Practical examples (real-life use cases)
Example 1: Choosing a haircut for a “heart” face
Suppose your forehead width is noticeably larger than your jaw width, and your cheekbones are in the middle. The calculator will likely label you as heart. A flattering strategy is to add volume around the lower half (like layered bobs or styles with movement near the jaw) to balance the look.
Example 2: Picking glasses for a “diamond” face
If your cheekbones are the widest feature and your forehead and jaw taper inward, you may get diamond. The calculator result helps you target frames that add width to the forehead/jaw areas—such as cat-eye or wider top frames—while keeping the center streamlined.
How to interpret your result (and when it’s “close”)
Face shapes overlap in real life. If your confidence is moderate or the calculator indicates “close match,” treat it as a range. Choose styles that keep the overall face looking balanced, not forced into one look.
Use these quick guiding ideas:
- Oval: most styles work; aim for natural balance.
- Round: create vertical lines with volume at the crown and softer angles.
- Square: soften edges with textured layers and rounded frames.
- Rectangle: reduce the “length” feel with side volume and less height on top.
- Heart: add lower-face volume and avoid overly tall styles.

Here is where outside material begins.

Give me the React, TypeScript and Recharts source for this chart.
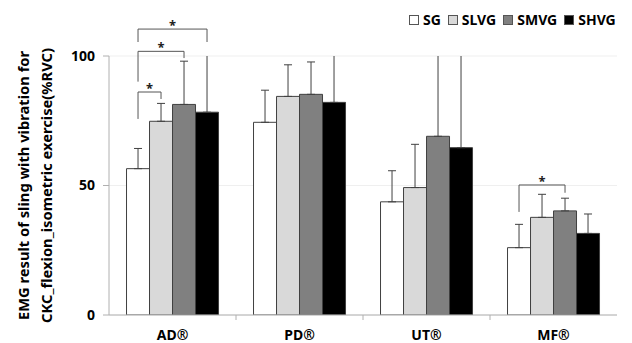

- Diamond: balance the cheekbones with frames and hair volume near the temples and jaw.
Common measurement mistakes
- Measuring too high or too low: forehead should be temple-to-temple at the widest part, not near the hairline only.
- Holding the tape unevenly: keep it level to avoid skewing widths.
- Measuring jaw at the wrong spot: use the widest jawline point, not just under the chin.
- Inconsistent units: always enter all fields in the selected unit system.
Frequently Asked Questions
How accurate is a Face Shape Calculator?
A Face Shape Calculator is accurate enough for styling decisions because it relies on proportions, not subjective guesses. Measuring errors and natural overlap between shapes can shift results. Use the output as a best-fit guide, then confirm with photos taken straight-on in neutral lighting.
What if my measurements point to two different face shapes?
Most people fall between categories because face shapes blend. If your measurements are close, treat the result as a range and focus on the “dominant feature” like length or cheekbone width. Try styles that balance that feature first.
Do I need professional measuring tools?
No. A flexible tape measure works best, but a soft string and a ruler are fine. The key is consistency: measure the same way for all four distances. Keep the tape level and face forward to reduce variation.
Should I measure my hairline or forehead?
If your hairline is uneven, measure from the top of your forehead to your chin instead of the actual hairline. The goal is a repeatable face-length measurement. If you later change hairstyles, your face length should stay the same.
Can my face shape change over time?
Your underlying bone structure doesn’t change, so your face shape category stays stable. What can change is how full your cheeks look due to weight, aging, or facial hair. That affects how “round” or “angular” you appear, so re-check if your measurements feel off.
Next steps: use your result to choose what flatters
After you get your face shape, use it to guide your haircut, glasses, and even makeup contours. Start with the simplest rule: balance the widest feature and avoid adding extra emphasis to what already dominates.
If you want a quick refresh, take a new set of measurements after a week or two of stable routines and compare results. Consistency beats perfection.